All around us… in movies, TV shows, books and magazines…. straight love overflows in abundance. There are millions of fictitious scenarios for hetersexuals to model their love and dating life after. In fact, there is a whole slew of properly mandated, tried and tested, dating SOPs (standard operating procedures) and formulae for the average heterosexual. There are a thousand and one dating tips and articles in teenage magazines, fantasy stories of prince charming and his beauty in chick flick movies, and even great works of heterosexual romance in our study literature (shakespeare anyone?). There are so many role models for the heterosexual romance.

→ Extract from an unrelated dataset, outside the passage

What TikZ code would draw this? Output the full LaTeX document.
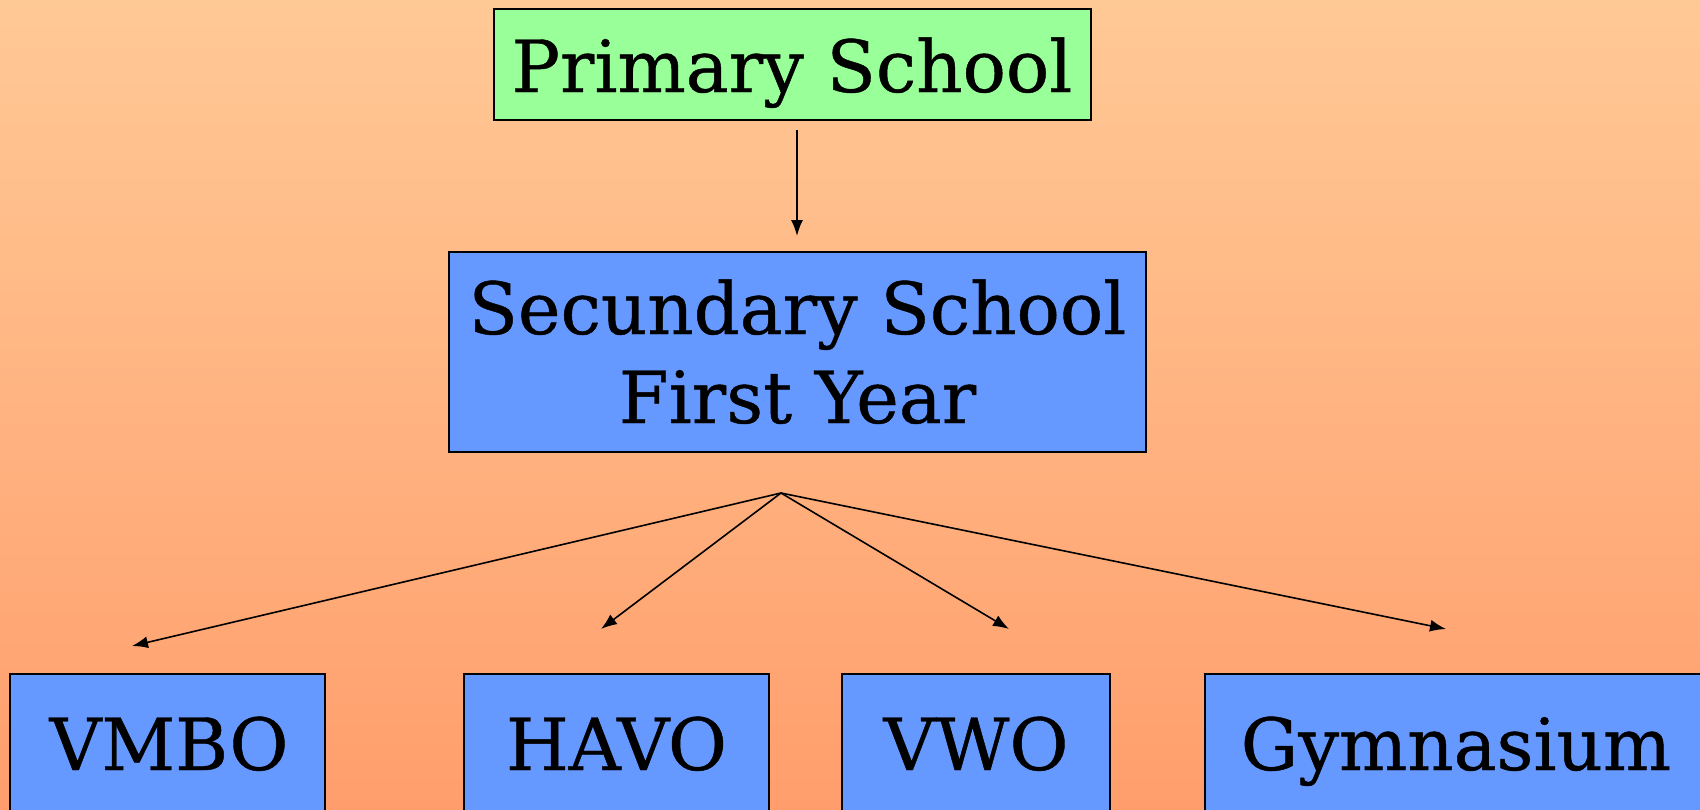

But what about the average GLBT? There is no social scripting for us to follow. That can be a good thing actually, as we do not have to follow stuffy social rules and can be creative in the way we date and love. But first and foremost, it leaves many of us confused and completely clueless about love. Yes, love. We feel its emotions and that painful tugging of the heart strings… We are all pros at being that silent, secret admirer, harbouring our love for another in the safe depths of the heart. But do we know anything about finding love? Chasing love? First of all, most of us (well, at least for me) have a hopeless gaydar. And unfortunately, teenage magazines aren’t particularly keen on publishing articles such as, “101 tips: How to tell if she bats for the other team”. Our straight peers and friends too, though they may be our role models for academic excellence or atheletism, aren’t that helpful when it comes to lesbian dating. (How would they know?) We have no role models when it comes to love….
But the most important of all…we lack a certain role model in the public arena, which if present, would send a message to all scared and questioning youths that… despite what others say, you can have a future if you are gay. A gay person in the public eye, who has been successful in many aspects of his/her life (career, family, relationship or otherwise). Sure, one can say that we do not lack gay champions. There are many in the West. Ellen Degrenres, Rosie O’ Donnel, whatever. But they are too far away and distant. Living in a society so different and much less conservative than ours. Their situation is different. How could a gay youth look upon them and see a future? A future in the West perhaps. That’s the problem, you see? We need a gay role model in our society. Singapore society. In the Singapore GLBT community, you actually do see many. But in the larger context of greater Singapore society, none are publicly out…. for being out in public could possibly be social and career suicide.
As long as we lack role models, there will still be many youths who feel that to be gay is to be condemned. That there is no such thing as a ‘happily ever after’ if you’re queer. For us youths, it’s as though there is a big gaping hole in the imagination of your future. A hole that appears when you realise that the ‘husband, two kids, condo and car’ dream may not be exactly what you’re looking for. Or more likely, the ‘husband’ bit is not what you’re looking for. What do I dream about then? In place of this ‘dream’ which once seemed appealing but now seems more prison than paradise to me? What future do I have??? If I don’t fit into that cookie-cutter version of happiness I see perpetuated everywhere around me. The fact that Singapore society and coughahemcough, is still homophobic in general.. it seems that to swim against the tide is futile. Conformity seems a better, ’safer’ option. And the reason for that is becos we don’t seem to have a choice. There are no role models to prove to us that we have a choice to live as the people we are. That we do not need to suppress or hide in a life of pretense, in order to find happiness.
The truth is, we still have a long road to travel to achieve that level of gay-friendliness in our own homeland. Many more teens will stay in the closet, and try their darndest to emulate that model of happiness that the media churns out, their parents lecture to them about, and that which the government tries to promote. And they will not know that the idea of ‘a heterosexual married life being the only key to happiness’ … is a myth. Your happiness and life fulfilment isn’t governed by your sexuality.
We need our role models now more than ever.